Access any flatfile from NCBI (The NCBI home page is http://www.ncbi.nlm.nih.gov ). Decode every information given in the accessed file
• What is the first line indicating
• What is the nature of the sequence
• Identify the version
• Is the data you have accessed is coding sequences or open reading frame? Which is the start and stop codon?
• Has it got untranslated regions?
• Has it been linked to the protein database? If connected, how many amino acids? What is the accession number?
• Is the information published?
The NCBI Reference Sequence (RefSeq) project provides sequence records and related information for numerous organisms, and provides a baseline for medical, functional, and comparative studies
The distinct accession number format, which begins with two characters followed by an underscore (e.g., NP_), is the most distinguishing feature of a RefSeq record. An underscore is never included in an INSDC accession number.
NCBI creates and updates RefSeq records from sequence data available through the INSDC.
While this is frequently true for genes with very limited sequence data, reference sequence records are not intended to reflect the historical 'first sequenced' record of a gene. Until the RefSeq record is completely checked, PROVISIONAL records may be automatically revised to use a longer INSDC source nucleotide sequence that becomes accessible.
In the COMMENT field of the flat file record, all INSDC submissions used to create a RefSeq are specified.

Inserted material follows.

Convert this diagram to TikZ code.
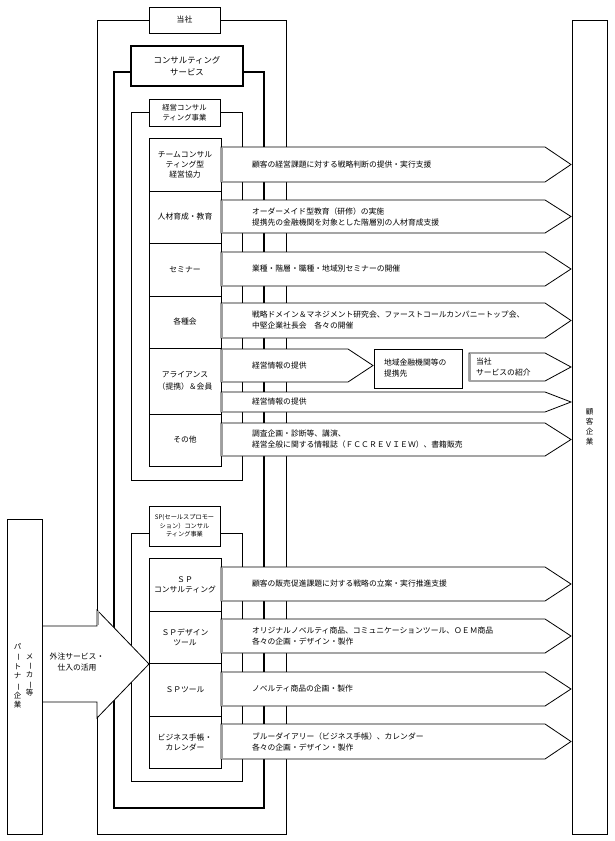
\documentclass[tikz,border=0pt]{standalone}
\usepackage{fontspec}
\setmainfont{Noto Sans CJK JP}
\usepackage{graphicx}
\newcommand\vbar{\rotatebox[origin=c]{-90}{ー}}
\newcommand\parrow[5]{%
  \draw[fill=white,line width=0.8pt] (#1,#2) -- (#4,#2) -- (#5,{(#2+#3)/2}) -- (#4,#3) -- (#1,#3) -- cycle;
  \draw[gray!75,line width=1.3pt] ({#1+1},{#2+0.5}) -- ({#1+1},{#3-0.5});}
\begin{document}
\begin{tikzpicture}[x=1pt,y=-1pt,
  every node/.style={font=\fontsize{7.8pt}{11pt}\selectfont, inner sep=0pt, outer sep=0pt},
  frame/.style={line width=0.8pt},
  boldframe/.style={line width=2pt},
  box/.style={draw, fill=white, line width=0.8pt, align=center},
  cell/.style={box, minimum width=72pt, font=\fontsize{7.8pt}{10pt}\selectfont},
  atext/.style={anchor=west, align=left},
]
\useasboundingbox (0,0) rectangle (614,841);

% frames
\draw[frame] (97,20) rectangle (286,834);
\draw[boldframe] (114,72) rectangle (264,808);
\draw[frame] (131,112) rectangle (242,480);
\draw[frame] (131,533) rectangle (242,781);

% label boxes
\node[box, minimum width=71pt, minimum height=26pt] (tosha) at (184.5,20) {当社};
\node[box, line width=2pt, minimum width=112pt, minimum height=40pt, font=\fontsize{8.4pt}{11.5pt}\selectfont] (consv) at (187,66) {コンサルティング\\サービス};
\node[box, minimum width=71pt, minimum height=27pt, font=\fontsize{7.4pt}{9.5pt}\selectfont] (keiei) at (184.5,112.5) {経営コンサル\\ティング事業};
\node[box, minimum width=71pt, minimum height=40pt, font=\fontsize{6.2pt}{8.6pt}\selectfont] (splbl) at (184.5,526) {SP(セールスプロモー\\ション）コンサル\\ティング事業};

% management consulting cells
\node[cell, minimum height=53pt] (c1) at (185,164.5) {チームコンサル\\ティング型\\経営協力};
\node[cell, minimum height=52pt] (c2) at (185,217) {人材育成・教育};
\node[cell, minimum height=53pt] (c3) at (185,269.5) {セミナー};
\node[cell, minimum height=52pt] (c4) at (185,322) {各種会};
\node[cell, minimum height=66pt, font=\fontsize{7.8pt}{12pt}\selectfont] (c5) at (185,381) {アライアンス\\（提携）＆会員};
\node[cell, minimum height=52pt] (c6) at (185,440) {その他};

% SP cells
\node[cell, minimum height=53pt] (s1) at (185,584.5) {ＳＰ\\コンサルティング};
\node[cell, minimum height=52pt] (s2) at (185,637) {ＳＰデザイン\\ツール};
\node[cell, minimum height=53pt] (s3) at (185,689.5) {ＳＰツール};
\node[cell, minimum height=52pt] (s4) at (185,742) {ビジネス手帳・\\カレンダー};

% arrows
\parrow{221}{147}{182}{545}{571}
\parrow{221}{200}{233}{545}{571}
\parrow{221}{252}{286}{545}{571}
\parrow{221}{303}{338}{545}{571}
\parrow{221}{349}{382}{348}{373}
\parrow{469}{353}{381}{545}{571}
\parrow{221}{392}{412}{545}{571}
\parrow{221}{423}{456}{545}{571}
\parrow{221}{567}{601}{545}{571}
\parrow{221}{619}{653}{545}{571}
\parrow{221}{672}{706}{545}{571}
\parrow{221}{724}{759}{545}{571}

\node[box, minimum width=88pt, minimum height=39pt] (bank) at (418,368.5) {};

% arrow texts
\node[atext] (a1) at (252,164.5) {顧客の経営課題に対する戦略判断の提供・実行支援};
\node[atext] (a2) at (252,216.5) {オーダーメイド型教育（研修）の実施\\提携先の金融機関を対象とした階層別の人材育成支援};
\node[atext] (a3) at (252,269) {業種・階層・職種・地域別セミナーの開催};
\node[atext] (a4) at (252,320.5) {戦略ドメイン＆マネジメント研究会、ファーストコールカンパニートップ会、\\中堅企業社長会　各々の開催};
\node[atext] (a5) at (252,365.5) {経営情報の提供};
\node[atext] (a5b) at (384,368.5) {地域金融機関等の\\提携先};
\node[atext] (a5c) at (476,367.5) {当社\\サービスの紹介};
\node[atext] (a5d) at (252,402) {経営情報の提供};
\node[atext] (a6) at (252,439.5) {調査企画・診断等、講演、\\経営全般に関する情報誌（ＦＣＣＲＥＶＩＥＷ）、書籍販売};
\node[atext] (b1) at (252,584) {顧客の販売促進課題に対する戦略の立案・実行推進支援};
\node[atext] (b2) at (252,636) {オリジナルノベルティ商品、コミュニケーションツール、ＯＥＭ商品\\各々の企画・デザイン・製作};
\node[atext] (b3) at (252,689) {ノベルティ商品の企画・製作};
\node[atext] (b4) at (252,741.5) {ブルーダイアリー（ビジネス手帳）、カレンダー\\各々の企画・デザイン・製作};

% outsourcing arrow
\fill[white] (42,626) -- (97,626) -- (97,610) -- (149,664) -- (97,718) -- (97,702) -- (42,702) -- cycle;
\draw[frame] (42,626) -- (97,626) -- (97,610) -- (149,664) -- (97,718) -- (97,702) -- (42,702);
\draw[gray!75,line width=1.3pt] (98,611) -- (98,625);
\node[align=center] (gaichu) at (77,662.5) {外注サービス・\\仕入の活用};

% customer and partner boxes
\node[box, minimum width=35pt, minimum height=814pt, font=\fontsize{7.5pt}{10pt}\selectfont] (kokyaku) at (589.5,427) {顧\\客\\企\\業};
\node[box, minimum width=35pt, minimum height=315pt] (partner) at (24.5,676.5) {};
\node[align=center, font=\fontsize{7.5pt}{9.7pt}\selectfont] (pcol1) at (17.5,676) {パ\\\vbar\\ト\\ナ\\\vbar\\企\\業};
\node[align=center, font=\fontsize{7.5pt}{9.2pt}\selectfont] (pcol2) at (29.5,675) {メ\\\vbar\\カ\\\vbar\\等};
\end{tikzpicture}
\end{document}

The GPX3 gene (GeneID 2878) produces a protein that contains selenocysteine as an amino acid. The codon ‘tga,' which is commonly read as a stop codon, encodes selenocysteine. The COMMENT block of NM 002084.3 displays the RefSeq Attribute ‘protein contains selenocysteine,' and the translation exception qualifier on the CDS function specifies the position of the stop codon that encodes selenocysteine (which appears as a ‘U' in the amino acid sequence). The position of the selenocysteine codon or amino acid residue is also annotated as a misc feature or Site feature for transcripts and proteins in the Bilateria community.
Refseq information is maintained, curated and published and is in the public domain.